平成26年度の点検結果レポートが従来と大きく異なるのは、府省庁別の達成状況をA・B・Cの3段階で採点評価しているところです。しかしその実績を見る前に、府省庁別の支出金額の分布はどうなっているかを見ておきましょう。

府省庁別の支出金額分布

図6_国の調達契約金額分布

このように政府の調達に係る契約では、国土交通省(特に、公共工事)、防衛庁(特に、物品役務等)、および農林水産省で81.4%と、全体の大半を占めています。この3省の出来具合でおおかたの実績が決してしまう構造にあります。

6月11日の日経朝刊では、防衛装備庁の10月発足が報じられましたが、このような支出額の構造が、防衛施設庁設立の背景としてあります。

防衛装備庁、省予算の3割強、10月にも発足、輸出・開発の交渉担う

防衛装備品の開発から取得、廃棄まですべて手がける防衛装備庁が10月にも発足する。改正防衛省設置法が10日の参院本会議で成立。5兆円近い防衛予算の3分の1を握る巨大組織が誕生する。防衛装備移転三原則に基づき、装備品・技術の輸出や国際共同開発の交渉を担当する専門部署も設ける。
防衛関係費は安倍政権でやや拡充し、2015年度の一般会計予算で約4兆9800億円。5兆9700億円の公共事業費や5兆3600億円の文教・科学振興費に迫る。
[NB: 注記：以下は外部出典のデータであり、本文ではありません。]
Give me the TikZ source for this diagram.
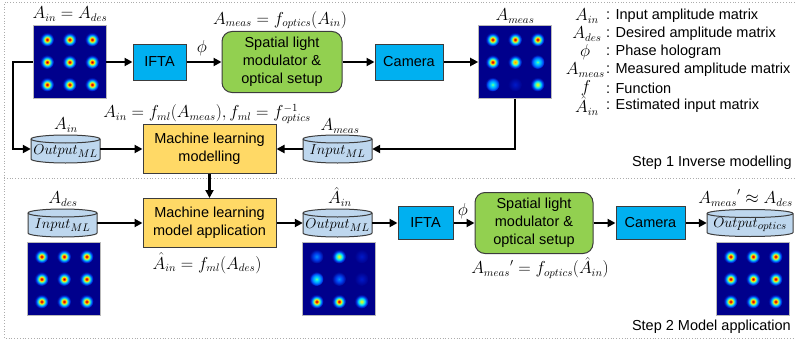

装備庁は約1兆6500億円分の事業を担い、装備品のまとめ買いや長期契約で経費を抑える。
防衛装備品の取得や開発は、陸海空の各自衛隊や装備施設本部、技術研究本部に分かれ、別々に手掛けている。装備庁はこうした部署をたばね、1800人規模での発足をめざす。

目標達成状況

平成26年度の点検結果レポートで新たに導入された目標達成状況評価基準は、下表のようになります。

図7_目標の達成状況の評価区分

これに即してた各府省庁での「調達改善計画で記載した事項」達成状況の自己評価結果は、以下のようになっています(手集計のため、誤差があったらご容赦ください)。

図8_省庁別自己点検結果

支出金額トップ3の国土交通省、防衛省、農林水産省とも高い評価になっています。

もっとも、消費者庁の「C」は、消費税分金額が増えたという無理がある内容の厳しい評価ですし、「少しでも着手があれば「A」にしている事例があった」などの記述がレポート内になされているなど、次年度以降に精度アップが図られていくのではと思われます。
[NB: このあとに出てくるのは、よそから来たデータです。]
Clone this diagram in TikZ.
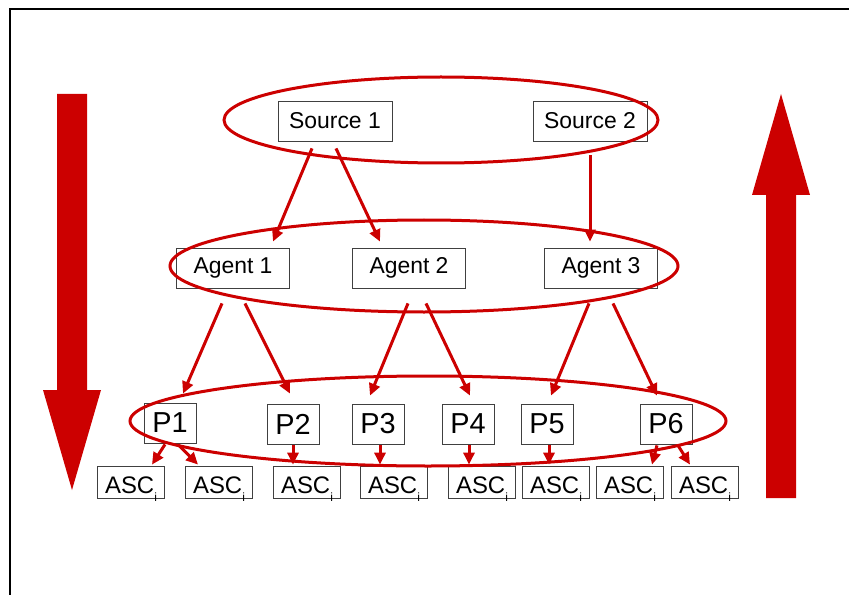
\documentclass[tikz,border=0pt]{standalone}
\usepackage{fontspec}
\setmainfont{Liberation Sans}
\usepackage{tikz}
\usetikzlibrary{calc,arrows.meta}
\definecolor{darkred}{HTML}{CC0000}

\begin{document}
\begin{tikzpicture}[x=1bp,y=-1bp,
  box/.style={draw=black!75, line width=0.8bp, inner sep=0pt, font=\fontsize{23}{26}\selectfont},
  srcbox/.style={box, minimum width=114bp, minimum height=40bp},
  pbox/.style={box, minimum width=52bp, minimum height=40bp, font=\fontsize{29}{32}\selectfont},
  ascbox/.style={box, minimum width=67bp, minimum height=32bp, text height=22bp, text depth=0pt,
    font=\fontsize{24}{26}\selectfont},
  ring/.style={draw=darkred, line width=3bp},
  flow/.style={draw=darkred, line width=3bp, -{Triangle[length=12bp,width=11bp]}},
  bigarrow/.style={fill=darkred}]
\useasboundingbox (0,0) rectangle (849,595);

% frame
\draw[line width=2bp] (10,595) -- (10,9) -- (849,9);

% big arrows
\fill[bigarrow] (57,94) -- (87,94) -- (87,390) -- (101,390) -- (72,490) -- (43,390) -- (57,390) -- cycle;
\fill[bigarrow] (766,498) -- (796,498) -- (796,195) -- (810,195) -- (781,94) -- (752,195) -- (766,195) -- cycle;

% Source nodes
\node[srcbox] (s1) at (335,121) {Source 1};
\node[srcbox] (s2) at (590,121) {Source 2};

% Agent nodes
\node[srcbox, minimum width=113bp] (a1) at (233,268) {Agent 1};
\node[srcbox, minimum width=113bp] (a2) at (409,268) {Agent 2};
\node[srcbox, minimum width=113bp] (a3) at (601,268) {Agent 3};

% P nodes
\node[pbox] (p1) at (170,423) {P1};
\node[pbox] (p2) at (293,424) {P2};
\node[pbox] (p3) at (378,424) {P3};
\node[pbox] (p4) at (468,424) {P4};
\node[pbox] (p5) at (547,424) {P5};
\node[pbox] (p6) at (666,424) {P6};

% ASC nodes
\foreach \i/\x in {1/131,2/219,3/307,4/394,5/482,6/556,7/630,8/705}
  \node[ascbox] (asc\i) at (\x,482) {ASC\smash{\raisebox{-0.35em}{\fontsize{12}{12}\selectfont i}}};

% ellipses round each level
\draw[ring] (441,120) ellipse [x radius=217, y radius=43];
\draw[ring] (424,266) ellipse [x radius=254, y radius=46];
\draw[ring] (428,421) ellipse [x radius=298, y radius=45];

% Arrows sources to agents
\draw[flow] ($(s1.south)+(-23,7)$) -- ($(a1.north)+(40,-6)$);
\draw[flow] ($(s1.south)+(1,7)$) -- ($(a2.north)+(-29,-6)$);
\draw[flow] ($(s2.south)+(0,14)$) -- ($(a3.north)+(-11,-6)$);

% Arrows agents to P
\draw[flow] ($(a1.south)+(-11,15)$) -- ($(p1.north)+(13,-9)$);
\draw[flow] ($(a1.south)+(12,15)$) -- ($(p2.north)+(-3,-10)$);
\draw[flow] ($(a2.south)+(-1,15)$) -- ($(p3.north)+(-8,-8)$);
\draw[flow] ($(a2.south)+(17,15)$) -- ($(p4.north)+(2,-8)$);
\draw[flow] ($(a3.south)+(-12,15)$) -- ($(p5.north)+(4,-8)$);
\draw[flow] ($(a3.south)+(12,15)$) -- ($(p6.north)+(-9,-8)$);

% Arrows P to ASC
\draw[flow] ($(p1.south)+(-5,1)$) -- ($(asc1.north)+(21,-1)$);
\draw[flow] ($(p1.south)+(8,1)$) -- ($(asc2.north)+(-21,-1)$);
\draw[flow] ($(p2.south)+(0,1)$) -- ($(asc3.north)+(-14,-1)$);
\draw[flow] ($(p3.south)+(2,1)$) -- ($(asc4.north)+(-14,-1)$);
\draw[flow] ($(p4.south)+(1,1)$) -- ($(asc5.north)+(-13,-1)$);
\draw[flow] ($(p5.south)+(2,1)$) -- ($(asc6.north)+(-7,-1)$);
\draw[flow] ($(p6.south)+(-9,1)$) -- ($(asc7.north)+(22,-1)$);
\draw[flow] ($(p6.south)+(12,1)$) -- ($(asc8.north)+(-15,-1)$);

\end{tikzpicture}
\end{document}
また、削減金額実績は一部の府省庁で部分的に公開されているのみで、定量的な成果公表も今後の改善項目と、れぽーとではされています。

政府調達施策とベンチマークしてみよう

点検結果レポートの魅力は、多岐に渡る施策が多数、その実施状況とともに紹介されているところです。これらは、政府以外での調達でも参考になるばかりか、「サプライヤーへのメーリングリストによる情報提供」や「調達改善計画とその実施結果の組織全体への公開」など民間企業ではあまり実施されていない施策を見出すこともできます。

従ってこれを読みながら、自組織での出来具合を、政府調達と比較してみることができます。そこで平成26年度の点検結果レポートから実施施策を抜き出し、それに対して自組織での出来具合をチェックするシートを作成してみました(以下からチェックシートを入手できます)。

政府調達施策との比較採点シートへのリンク(こちらをクリックしてダウンロード)

比較採点シートの使い方

資料「平成26年度調達改善の取組に関する点検結果」に掲載されている政府調達施策を抽出し、「ノウハウの共有およびスキル育成」、「業務プロセス」、「業務手順・ルール」、「購買手法」、「ステークホルダー対応(サプライヤー・要求部門」、「業績評価とその公開」に区分しました。
そして、その各項目ごとに「実施済」、「一部実施」、「未実施」の評価回答が行えるようにしています。

シート「採点シート」を開いて、C列の「解答」欄で、各設問の「実施済/一部実施/未実施」の評価をプルダウンメニューから選択してください。

図9a_比較シート_採点入力

回答が終了したら、シート「比較レポート」を参照すると、政府調達施策に対する状況のスパイダーチャートによるレポートを参照できます。

図9b_比較シート_結果表示

なお、この資料を作成する材料として、資料「平成26年度調達改善の取組に関する点検結果」から、抽出した政府調達施策の一覧は、シート「政府調達施策一覧」にまとめています。